🎲 Game Theory Game Theory
The math of how rational people pick strategies when each person's outcome depends on what everyone else does. In crypto, the rules are built so the most profitable move for each participant is also the honest one.
🎯 The simple version — make the selfish move the honest move
Game theory studies what people will do when their best move depends on everyone else's move. A blockchain has no boss to enforce good behavior, just strangers who may want to cheat. So instead of asking people to be trustworthy, it arranges the rules, rewards, and penalties so that the move that earns the most is also the move that keeps the network honest. This applied mix of game theory, economics, and cryptography has a name: cryptoeconomics.
🚪 The prisoner's dilemma, in one picture
Two suspects are questioned in separate rooms. Each can stay quiet or rat the other out. Because they act in pure self-interest, both confess and both end up worse off than if they'd just stayed quiet together. It's the classic example of how individual logic can hurt the group.
| Your choice | If they stay quiet | If they confess |
|---|---|---|
| 🤐 You stay quiet | Both get a light sentence 🙂 | You take the fall 😣 |
| 🗣️ You confess | You walk free 😎 | Both punished hard 😬 |
🔁 Crypto design tries to flip this so the self-interested choice helps the network instead of wrecking it.
⚖️ Nash equilibrium — nobody wants to be the one who breaks ranks
A Nash equilibrium is a settled state where no single player can do better by changing strategy alone, if everyone else stays put. On Bitcoin, honest mining is described as one of these self-enforcing states. An attacker would have to sink huge hardware and energy costs, and a successful attack would crash the price of the very coin their rewards are paid in. Breaking the rules costs more than it pays, so the rational move is to mine honestly.
🪙 Where beginners run into it
- ⛏️ Proof of Work — miners spend real electricity, so cheating means burning money for nothing
- 🔒 Proof of Stake — validators stake coins and get slashed (lose part of the stake) for misbehaving, making dishonesty irrational
- 🤝 Consensus — the whole question of how strangers agree on one shared truth is a game-theory problem
- 📊 Tokenomics — how a coin's rewards and supply are set up to nudge people toward useful behavior
🚨 What beginners should know
- 🧮 Game theory here is strategic math, not gambling — a "game" just means any situation where your best move depends on others
- 💸 Security comes largely from economic incentives, not cryptography alone
- ⚠️ "Honesty pays" is a model, not a promise — researchers have shown that tricks like selfish strategies can sometimes pay, so the balance can break
❓ FAQ
- Is game theory about playing games or gambling?
- No.
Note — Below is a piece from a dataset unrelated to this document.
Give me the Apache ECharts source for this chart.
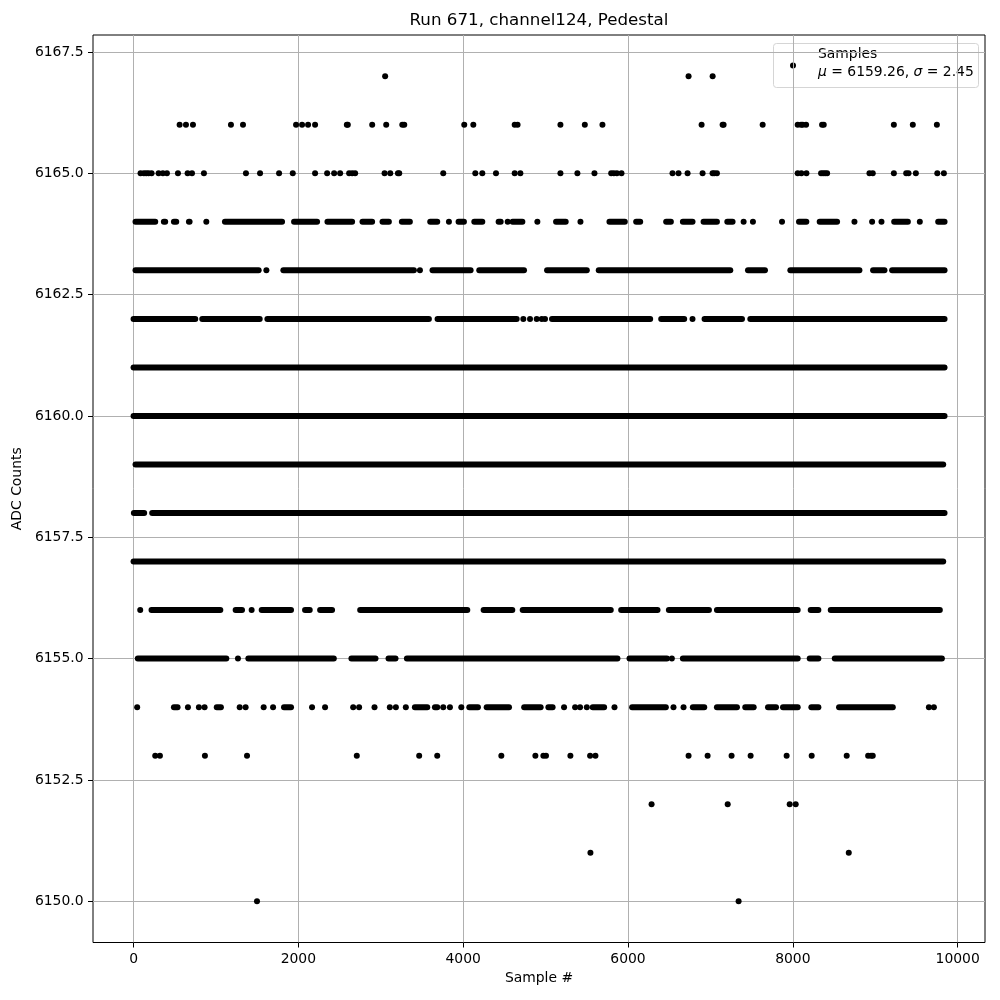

Here a "game" just means any situation where your best move depends on what other people do. It's serious strategic math, used to design rules so that the choice a selfish person makes is also the one that keeps the network honest.
- Isn't a blockchain secure because of cryptography, not incentives?
- Cryptography locks the doors, but the guards are economic. Much of a blockchain's security comes from making cheating expensive and honesty profitable. The math proves who did what; the incentives make people not want to cheat in the first place.
- If honesty is always the rational move, can a blockchain never be attacked?
- No. "Honesty pays" is a model, not a guarantee. Researchers have shown cases like selfish mining where bending the rules can sometimes pay off, so the balance can break. The goal is to make attacks costly enough that they rarely make sense.